__TASK GOAL__: Print nothing but the lines from the start of the listing below through the line that contains "const yMinor = [25, 75, 125, 175]". Do not include the pictures.
###
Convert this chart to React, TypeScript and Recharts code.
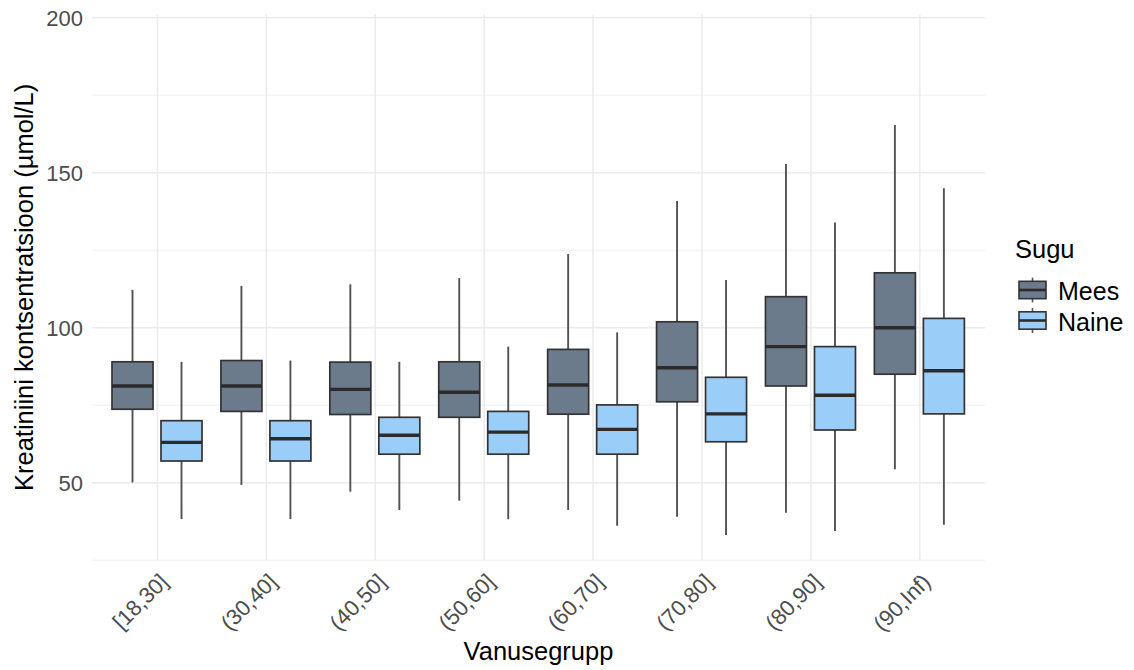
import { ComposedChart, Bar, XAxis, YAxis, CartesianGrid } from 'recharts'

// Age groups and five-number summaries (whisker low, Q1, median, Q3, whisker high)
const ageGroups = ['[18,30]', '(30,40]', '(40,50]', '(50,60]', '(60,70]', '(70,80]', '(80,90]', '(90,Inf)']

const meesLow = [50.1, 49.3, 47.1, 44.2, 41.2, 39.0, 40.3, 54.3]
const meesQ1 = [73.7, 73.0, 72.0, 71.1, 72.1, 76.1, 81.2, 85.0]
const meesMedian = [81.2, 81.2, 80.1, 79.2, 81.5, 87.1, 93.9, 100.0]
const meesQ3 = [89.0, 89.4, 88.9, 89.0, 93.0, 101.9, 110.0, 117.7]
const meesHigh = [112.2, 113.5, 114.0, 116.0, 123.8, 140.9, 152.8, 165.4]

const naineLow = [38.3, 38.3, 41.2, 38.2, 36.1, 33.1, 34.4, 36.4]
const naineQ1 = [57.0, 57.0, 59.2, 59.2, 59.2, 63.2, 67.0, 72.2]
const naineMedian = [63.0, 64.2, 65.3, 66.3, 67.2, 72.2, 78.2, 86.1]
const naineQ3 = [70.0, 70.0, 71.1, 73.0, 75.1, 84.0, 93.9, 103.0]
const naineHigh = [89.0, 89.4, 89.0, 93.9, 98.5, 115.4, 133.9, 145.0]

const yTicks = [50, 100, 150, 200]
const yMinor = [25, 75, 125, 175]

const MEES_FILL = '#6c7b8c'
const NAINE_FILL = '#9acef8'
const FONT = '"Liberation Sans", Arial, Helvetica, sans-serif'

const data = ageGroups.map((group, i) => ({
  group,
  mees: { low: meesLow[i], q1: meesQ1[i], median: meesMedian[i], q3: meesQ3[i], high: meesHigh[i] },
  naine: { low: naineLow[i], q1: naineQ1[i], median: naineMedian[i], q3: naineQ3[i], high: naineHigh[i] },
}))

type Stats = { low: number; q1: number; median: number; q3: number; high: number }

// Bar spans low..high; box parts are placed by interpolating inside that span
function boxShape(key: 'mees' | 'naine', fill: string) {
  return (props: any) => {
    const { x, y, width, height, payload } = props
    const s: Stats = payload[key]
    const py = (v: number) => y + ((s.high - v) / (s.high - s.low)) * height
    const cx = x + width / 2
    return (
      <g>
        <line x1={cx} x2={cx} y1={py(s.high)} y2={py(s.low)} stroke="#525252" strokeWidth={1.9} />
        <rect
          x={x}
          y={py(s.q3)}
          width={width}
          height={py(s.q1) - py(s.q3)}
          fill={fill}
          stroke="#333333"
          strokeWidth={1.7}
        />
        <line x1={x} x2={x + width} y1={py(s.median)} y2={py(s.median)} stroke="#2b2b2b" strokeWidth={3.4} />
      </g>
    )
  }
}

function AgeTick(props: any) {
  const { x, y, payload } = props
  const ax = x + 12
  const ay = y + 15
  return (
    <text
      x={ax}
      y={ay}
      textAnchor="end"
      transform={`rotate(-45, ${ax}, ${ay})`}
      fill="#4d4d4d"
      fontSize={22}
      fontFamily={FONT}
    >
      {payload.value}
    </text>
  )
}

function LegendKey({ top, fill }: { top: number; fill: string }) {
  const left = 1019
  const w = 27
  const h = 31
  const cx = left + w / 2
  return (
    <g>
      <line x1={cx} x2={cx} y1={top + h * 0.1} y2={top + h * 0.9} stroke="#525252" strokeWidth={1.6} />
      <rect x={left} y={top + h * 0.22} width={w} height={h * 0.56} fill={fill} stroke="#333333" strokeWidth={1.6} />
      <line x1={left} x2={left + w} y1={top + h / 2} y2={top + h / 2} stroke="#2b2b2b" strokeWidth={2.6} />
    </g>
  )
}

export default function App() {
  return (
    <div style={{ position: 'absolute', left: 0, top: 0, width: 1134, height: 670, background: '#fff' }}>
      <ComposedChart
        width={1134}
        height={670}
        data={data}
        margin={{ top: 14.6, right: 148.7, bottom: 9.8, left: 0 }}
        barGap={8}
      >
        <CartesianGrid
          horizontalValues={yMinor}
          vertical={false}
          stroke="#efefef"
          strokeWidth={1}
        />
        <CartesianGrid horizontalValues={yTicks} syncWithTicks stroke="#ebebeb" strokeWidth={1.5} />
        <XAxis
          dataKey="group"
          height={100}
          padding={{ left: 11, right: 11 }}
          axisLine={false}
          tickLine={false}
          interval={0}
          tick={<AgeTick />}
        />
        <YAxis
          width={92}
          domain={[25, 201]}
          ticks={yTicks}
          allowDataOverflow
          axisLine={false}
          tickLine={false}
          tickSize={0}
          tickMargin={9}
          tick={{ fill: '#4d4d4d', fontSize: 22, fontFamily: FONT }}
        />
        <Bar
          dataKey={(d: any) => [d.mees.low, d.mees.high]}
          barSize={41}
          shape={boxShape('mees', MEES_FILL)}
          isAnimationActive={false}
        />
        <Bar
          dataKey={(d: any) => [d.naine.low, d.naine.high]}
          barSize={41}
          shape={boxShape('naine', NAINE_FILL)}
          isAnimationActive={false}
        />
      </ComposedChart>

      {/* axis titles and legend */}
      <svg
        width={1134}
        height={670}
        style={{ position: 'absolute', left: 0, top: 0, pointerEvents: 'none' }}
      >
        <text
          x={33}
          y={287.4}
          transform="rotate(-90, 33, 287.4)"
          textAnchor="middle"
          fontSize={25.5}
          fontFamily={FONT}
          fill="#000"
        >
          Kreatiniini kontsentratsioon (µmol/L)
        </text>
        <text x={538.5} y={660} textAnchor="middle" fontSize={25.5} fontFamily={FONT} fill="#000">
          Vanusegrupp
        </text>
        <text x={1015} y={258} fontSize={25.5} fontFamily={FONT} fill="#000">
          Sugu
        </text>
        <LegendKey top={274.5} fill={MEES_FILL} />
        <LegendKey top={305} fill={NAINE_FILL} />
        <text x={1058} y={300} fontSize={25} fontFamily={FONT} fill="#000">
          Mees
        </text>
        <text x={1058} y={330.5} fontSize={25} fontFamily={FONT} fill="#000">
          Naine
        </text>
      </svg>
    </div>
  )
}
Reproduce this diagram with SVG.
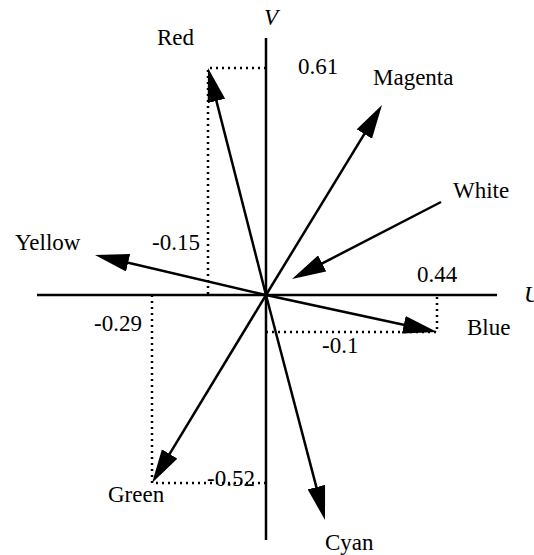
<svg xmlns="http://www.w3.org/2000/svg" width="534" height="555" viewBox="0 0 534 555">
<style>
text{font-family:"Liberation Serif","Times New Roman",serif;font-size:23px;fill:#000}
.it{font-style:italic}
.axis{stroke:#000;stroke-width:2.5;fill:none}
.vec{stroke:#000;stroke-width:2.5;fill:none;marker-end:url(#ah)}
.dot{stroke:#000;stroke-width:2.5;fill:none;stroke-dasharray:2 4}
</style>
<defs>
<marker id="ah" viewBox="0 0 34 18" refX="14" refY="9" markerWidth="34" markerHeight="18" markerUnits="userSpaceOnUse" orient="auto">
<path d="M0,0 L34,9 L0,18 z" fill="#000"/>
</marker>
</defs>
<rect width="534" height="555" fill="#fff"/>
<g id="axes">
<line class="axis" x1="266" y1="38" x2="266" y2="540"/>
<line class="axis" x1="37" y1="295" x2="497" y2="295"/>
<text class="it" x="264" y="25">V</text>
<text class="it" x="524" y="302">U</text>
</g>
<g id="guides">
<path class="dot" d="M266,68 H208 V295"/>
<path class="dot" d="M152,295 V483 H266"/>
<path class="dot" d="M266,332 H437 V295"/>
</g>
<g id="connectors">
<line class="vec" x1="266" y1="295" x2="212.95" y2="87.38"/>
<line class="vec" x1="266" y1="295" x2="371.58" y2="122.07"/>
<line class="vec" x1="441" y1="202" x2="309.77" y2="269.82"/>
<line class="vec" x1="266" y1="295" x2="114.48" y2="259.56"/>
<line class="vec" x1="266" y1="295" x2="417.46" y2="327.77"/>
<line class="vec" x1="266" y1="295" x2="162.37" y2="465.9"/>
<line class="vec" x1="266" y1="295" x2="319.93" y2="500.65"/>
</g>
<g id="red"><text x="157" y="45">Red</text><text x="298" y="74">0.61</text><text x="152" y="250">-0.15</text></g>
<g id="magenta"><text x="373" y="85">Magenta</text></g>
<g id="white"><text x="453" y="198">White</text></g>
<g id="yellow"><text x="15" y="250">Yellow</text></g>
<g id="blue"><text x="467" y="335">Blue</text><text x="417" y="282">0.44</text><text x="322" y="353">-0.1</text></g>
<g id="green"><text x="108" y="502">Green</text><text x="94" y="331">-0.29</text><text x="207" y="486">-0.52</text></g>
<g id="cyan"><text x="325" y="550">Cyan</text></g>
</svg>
###
__SOLUTION BELOW__:
Convert this chart to React, TypeScript and Recharts code.
import { ComposedChart, Bar, XAxis, YAxis, CartesianGrid } from 'recharts'

// Age groups and five-number summaries (whisker low, Q1, median, Q3, whisker high)
const ageGroups = ['[18,30]', '(30,40]', '(40,50]', '(50,60]', '(60,70]', '(70,80]', '(80,90]', '(90,Inf)']

const meesLow = [50.1, 49.3, 47.1, 44.2, 41.2, 39.0, 40.3, 54.3]
const meesQ1 = [73.7, 73.0, 72.0, 71.1, 72.1, 76.1, 81.2, 85.0]
const meesMedian = [81.2, 81.2, 80.1, 79.2, 81.5, 87.1, 93.9, 100.0]
const meesQ3 = [89.0, 89.4, 88.9, 89.0, 93.0, 101.9, 110.0, 117.7]
const meesHigh = [112.2, 113.5, 114.0, 116.0, 123.8, 140.9, 152.8, 165.4]

const naineLow = [38.3, 38.3, 41.2, 38.2, 36.1, 33.1, 34.4, 36.4]
const naineQ1 = [57.0, 57.0, 59.2, 59.2, 59.2, 63.2, 67.0, 72.2]
const naineMedian = [63.0, 64.2, 65.3, 66.3, 67.2, 72.2, 78.2, 86.1]
const naineQ3 = [70.0, 70.0, 71.1, 73.0, 75.1, 84.0, 93.9, 103.0]
const naineHigh = [89.0, 89.4, 89.0, 93.9, 98.5, 115.4, 133.9, 145.0]

const yTicks = [50, 100, 150, 200]
const yMinor = [25, 75, 125, 175]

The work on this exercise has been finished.